I'm not advocating revolutionary violence per se, but if the State becomes too financially and morally bankrupt, as well as tyrannical, my usual preference for the evolutionary branch of anarchist thought might prove a moot point. Other, less calm voices might take matters in hand. Then there really will be the devil to pay, but I digress. I respect proper authority, but that is not compulsory institutions such as the State. It is only voluntary ones to which I have freely submitted myself.

Back on topic, I obviously make a point in my stories of punishing characters who have double standards. There's a simple reason for that. I hate all double standards, whatever excuses one might give for them. At the risk of being cliché myself, I'll appropriate one of my favorite mottos: "turnabout is fair play."

On the other hand, I'm perfectly okay with blackmail, because it's a good incentive to behave and one always has the existential choice to say as Wellington did, "publish and be damned." Blackmail isn't true coercion, since allows another option short of violence, just an unpleasant one.
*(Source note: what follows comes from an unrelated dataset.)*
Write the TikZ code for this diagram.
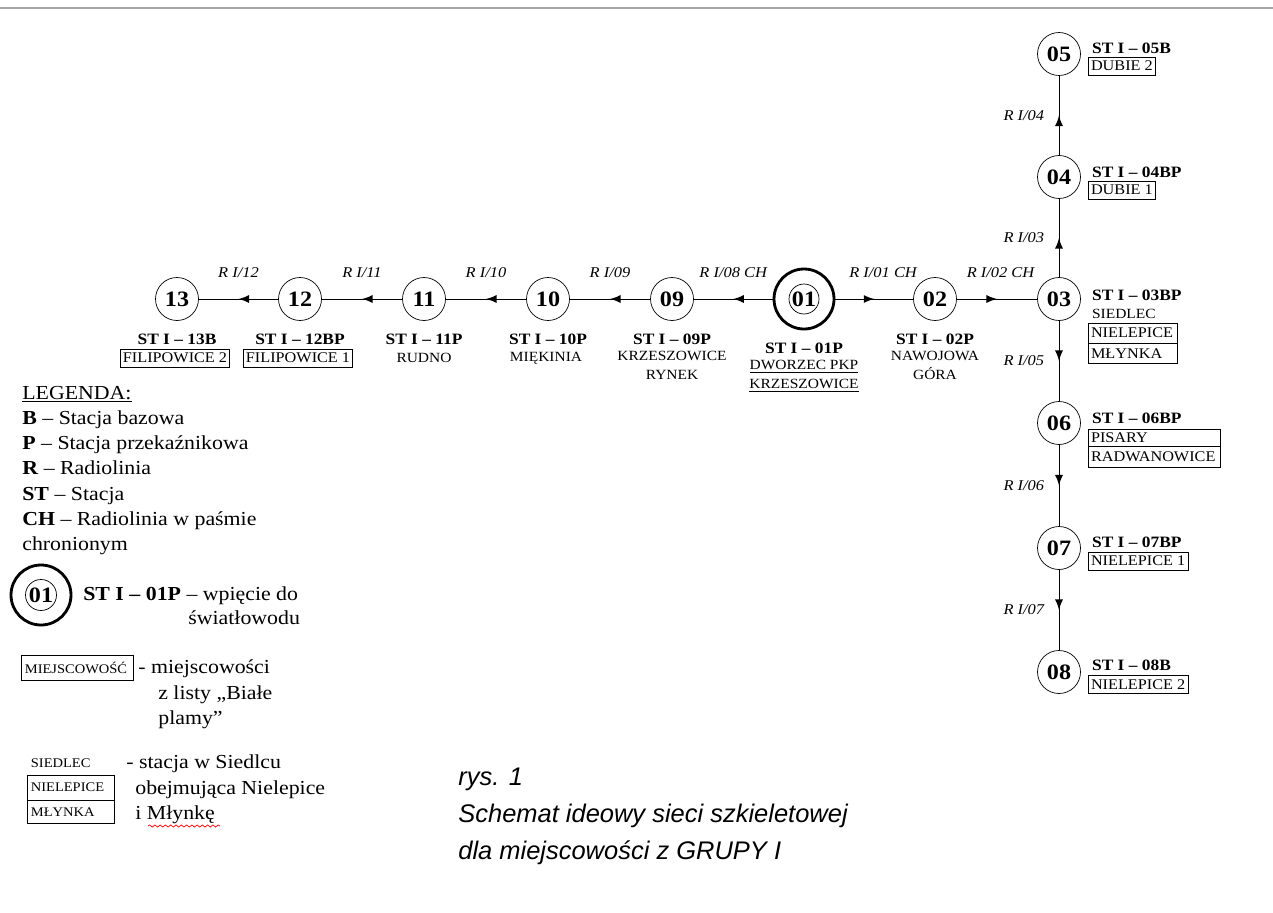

Only when one is forced to choose between submission and mayhem, imprisonment, or murder is it true and wrongful coercion. Only if one is blackmailed to do one of those few things that are inherently evil is blackmail in any way evil.

I should also note that self-defense is a separate category from retribution. There is absolutely nothing wrong with self-defense, but it should be defined accurately. Don't call your revenge "self-defense". Call it retaliation, because that is what it is. Far too much of "battered woman's syndrome" is vigilante justice in disguise. Granted, I'm not opposed to taking down your spouse if said spouse is threatening you with bodily harm, even short of death.

For the actual vigilante, physical confrontation stuff, though, wait until the State is actually dissolved to do that. Revenge is justice, but if done stupidly, it doesn't work. As Poe remarked in "The Cask of Amontillado", it's not revenge if you get punished for taking it. In other words, don't be stupid.

If you must pay him back now, use the State while it still exists. It's a flawed instrument and it would be better to be able to do it yourself, but there's no point in getting yourself in hot water while waiting for the right moment to strike (i.e. when the State no longer protects jerks like him). Better yet, wait until that time, because it isn't far off. The economic insolvency of Statism is rapidly catching up to its moral deficit.

In summary, I believe that human beings are the agents of karma. Karma requires balance and is the true essence of justice and fairness. It is high time to follow the old Irish maxim, "let each man be paid in full." I'm not particularly given to saying "amen" to things, but I do to that exhortation. Until any karmic debts are paid, there is no justice.

That's just my humble opinion, but this is my essay and the whole point of this exercise to speak my mind. Like it or not, that's my philosophy about fairness and justice. Make what you will of it.